A first time buyer is defined as a borrower to whom no housing loan has ever before been advanced. Where the borrower under a housing loan is more than one person and one or more of those persons has previously been advanced a housing loan, none of those persons is a first-time buyer.
From Jan 2023 also to include:
– From a “fresh start” perspective, borrowers who are divorced or separated or have undergone bankruptcy or insolvency may be considered FTBs for the mortgage measures (where they no longer have an interest in the previous property).
– FTBs who get a top-up loan or re-mortgage with an increase in the principal may be considered FTBs, provided the property remains their primary home.
(Central Bank of Ireland).
Central bank deposit rules require a 10% deposit for first time buyers. So if the value of your property is €200,000, you’d need a deposit of €20,000.
With a fixed rate mortgage, your interest rate and monthly repayments are fixed for a set time as agreed between the lender and borrower.
Although a fixed rate means your repayments cannot increase for a set period of time, your repayments will not fall during the fixed rate period. As a result, you could miss out on lower interest rates and lower repayments. Fixed rates may cost more over the long run but they offer peace of mind as you know your repayments will not rise during the fixed rate period.
Variable rates offer the most flexibility. They allow you to increase your repayments, use a lump sum to pay off all or part of your mortgage or re-mortgage without having to pay any fixed rate breakage fees.
However, because variable rates can rise and fall, your mortgage repayments can go up or down during the term of your loan.
Your repayments will depend on how much you borrow, the term or length of your mortgage as well as the interest rate that you’re charged.
In terms of securing a mortgage offer, there’s no hard and fast rule over the time it takes, but, in normal circumstances, most of us can expect to wait 3-4 weeks from application to mortgage offer – provided the process goes smoothly and your application is relatively straightforward.
LTV, or loan-to-value, is all about how much mortgage you have in relation to how much your property is worth. It’s normally a percentage figure that reflects the percentage of your property that is mortgaged, and the amount that is yours (the amount you own is usually called your equity).
For example, if you have a mortgage of €150,000 on a house that’s worth €200,000 you have a loan-to-value of 75% – therefore you have €50,000 as equity.
The process can be daunting so it makes sense to find a mortgage broker that can take the pressure off. A good advisor will simplify the process, gather all your information, advise you on ways to save for a deposit, know whether you should opt for a 25 or 35 year term, and most importantly, they’ll shop around for the best possible mortgage deal for you. It doesn’t cost you a cent to chat with an advisor because their fees are usually covered by the mortgage lenders.
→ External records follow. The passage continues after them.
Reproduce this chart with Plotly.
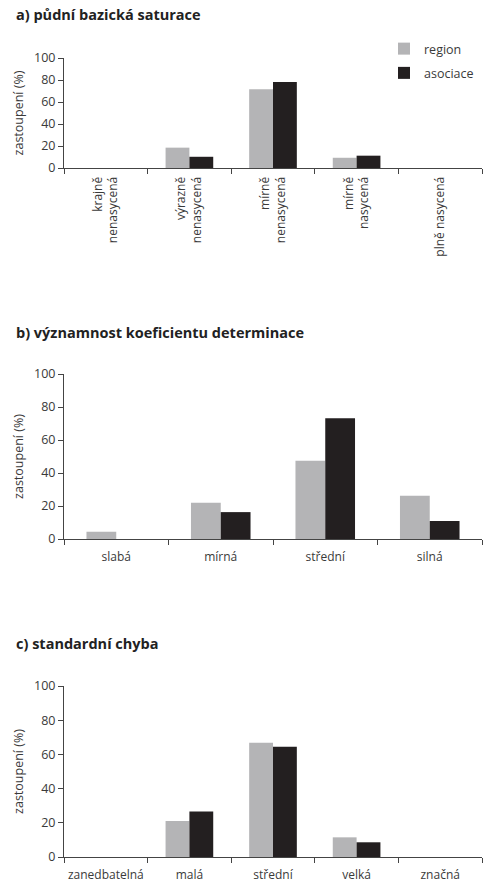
import plotly.graph_objects as go

# Panel a) půdní bazická saturace
cats_a = ["krajně<br>nenasycená", "výrazně<br>nenasycená", "mírně<br>nenasycená",
          "mírně<br>nasycená", "plně nasycená"]
region_a = [0, 18.5, 71.5, 9.3, 0]
asoc_a = [0, 10.2, 78.2, 11.2, 0]

# Panel b) významnost koeficientu determinace
cats_b = ["slabá", "mírná", "střední", "silná"]
region_b = [4.4, 22.0, 47.4, 26.2]
asoc_b = [0, 16.3, 73.2, 10.9]

# Panel c) standardní chyba
cats_c = ["zanedbatelná", "malá", "střední", "velká", "značná"]
region_c = [0, 21.1, 66.8, 11.5, 0]
asoc_c = [0, 26.6, 64.5, 8.6, 0]

titles = ["a) půdní bazická saturace", "b) významnost koeficientu determinace",
          "c) standardní chyba"]
series_names = ["region", "asociace"]
colors = ["#b4b4b6", "#231f20"]

W, H = 485, 885
FONT = "Open Sans"
TXT = "#3a3a3a"

fig = go.Figure()
panels = [(cats_a, region_a, asoc_a), (cats_b, region_b, asoc_b), (cats_c, region_c, asoc_c)]
for i, (cats, reg, aso) in enumerate(panels):
    suffix = "" if i == 0 else str(i + 1)
    for j, (name, vals) in enumerate(zip(series_names, [reg, aso])):
        fig.add_trace(go.Bar(
            x=cats, y=vals, name=name, marker=dict(color=colors[j], line=dict(width=0)),
            xaxis="x" + suffix, yaxis="y" + suffix,
            showlegend=(i == 0), legendgroup=name, hoverinfo="skip"))

# pixel geometry of plot areas (top, bottom) in px
xdom = [64 / W, 482 / W]
ydoms_px = [(58, 168), (374, 539), (686, 857)]
title_y_px = [15, 332, 643]

layout = dict(
    width=W, height=H, margin=dict(l=0, r=0, t=0, b=0, autoexpand=False),
    paper_bgcolor="white", plot_bgcolor="white",
    barmode="group", bargap=0.43, bargroupgap=0,
    font=dict(family=FONT, size=12, color=TXT),
    legend=dict(x=384 / W, xanchor="left", y=1 - 34 / H, yanchor="top",
                font=dict(size=12.5, color=TXT), tracegroupgap=5,
                bgcolor="rgba(0,0,0,0)"),
    annotations=[], showlegend=True,
)
for i, (top, bot) in enumerate(ydoms_px):
    suffix = "" if i == 0 else str(i + 1)
    xa = dict(domain=xdom, anchor="y" + suffix, showline=True, linecolor="#444",
              linewidth=1, ticks="outside", ticklen=5, tickcolor="#444",
              tickson="boundaries", showgrid=False, zeroline=False, automargin=False,
              tickfont=dict(size=12, color=TXT), fixedrange=True,
              tickangle=-90 if i == 0 else 0,
              ticklabelstandoff=3 if i == 0 else 7)
    ya = dict(domain=[1 - bot / H, 1 - top / H], anchor="x" + suffix, range=[0, 100],
              dtick=20, showline=True, linecolor="#444", linewidth=1,
              ticks="outside", ticklen=5, tickcolor="#444", showgrid=False,
              zeroline=False, automargin=False, tickfont=dict(size=12.5, color=TXT),
              title=dict(text="zastoupení (%)", font=dict(size=12.5, color=TXT), standoff=7),
              fixedrange=True)
    layout["xaxis" + suffix] = xa
    layout["yaxis" + suffix] = ya
    layout["annotations"].append(dict(
        text="<b>" + titles[i] + "</b>", x=14 / W, y=1 - title_y_px[i] / H,
        xref="paper", yref="paper", xanchor="left", yanchor="middle",
        showarrow=False, font=dict(size=14.5, color="#222", family=FONT)))

fig.update_layout(**layout)
fig.write_html("out.html", post_script="document.body.style.margin='0';",
               config={"displayModeBar": False})
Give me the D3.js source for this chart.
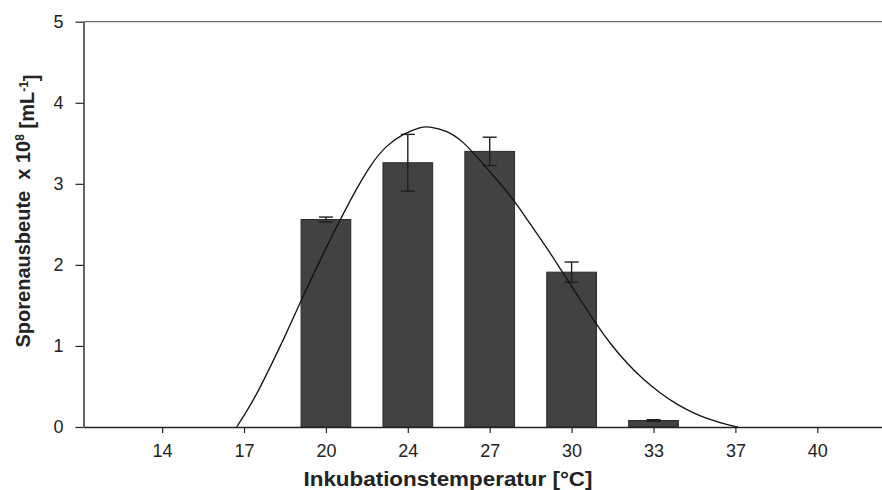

- Assess your chances of getting a mortgage
- Recommend measures to secure mortgage approval
- Fill out your application and make sure you have everything in place
- Get a quote from each bank for you and recommend the best
- Calculate the additional tax and legal expenses involved in the purchase
- Make sure all runs smoothly and stress-free for you
Basic pay will now be taken as two points up the pay scale when applying for a mortgage. You will now be assessed with a higher wage on your application.